4. The Motion of the Mortgagee to remand Adversary No. 94-0969DAS to the Court of Common Pleas of Bucks County (“the Bucks Court”) is GRANTED. The Clerk of this court shall remit the record in Case No. 92-010131-05-1 to the Prothonota-ry of the Bucks Court eleven (11) days after entry of this Order unless this Order is appealed from or otherwise stayed.

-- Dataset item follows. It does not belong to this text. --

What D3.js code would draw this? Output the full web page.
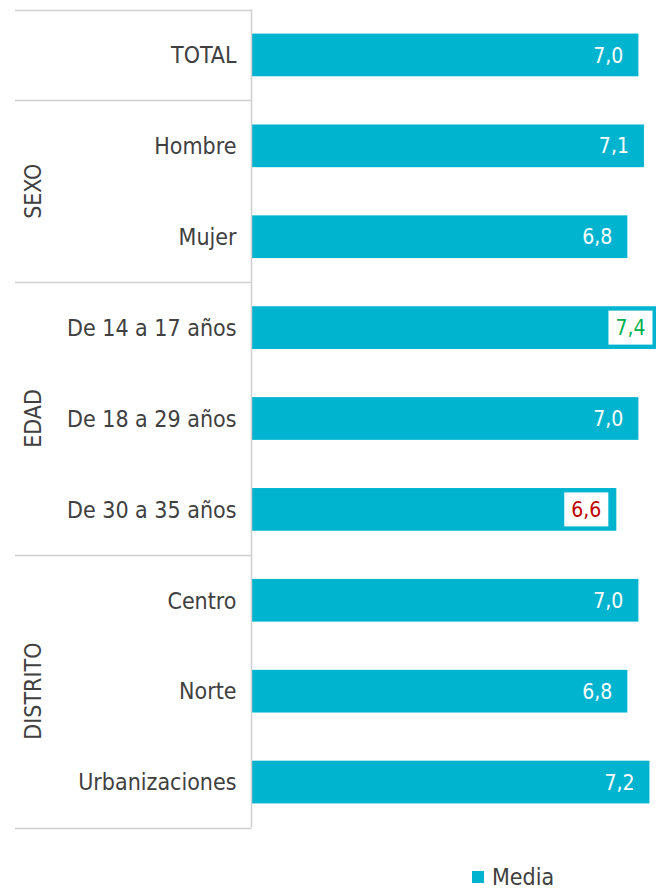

. We were unwilling to accept this indictment of counsel without qualification, since counsel was an experienced bankruptcy attorney. In any event, the Debtors cannot obtain relief from the Bucks Case judgment on the ground that their counsel-agent did not act properly on their behalf. See Pioneer Investment Services Co. v. Brunswick Associates, L.P., - U.S. -, -, 113 S.Ct. 1489, 1499, 123 L.Ed.2d 74 (1993) ("clients must be held accountable for the acts and omissions of their attorneys”).

. Several of the pertinent facts of Young II can be gleaned only by reference to an earlier decision allowing the debtor's case to be reopened for the subsequent transferee to assert her ulti-matcly unsuccessful attack of a state court foreclosure judgment reported at 70 B.R. 968, 969-70 (Bankr.E.D.Pa.1987) (“Young I").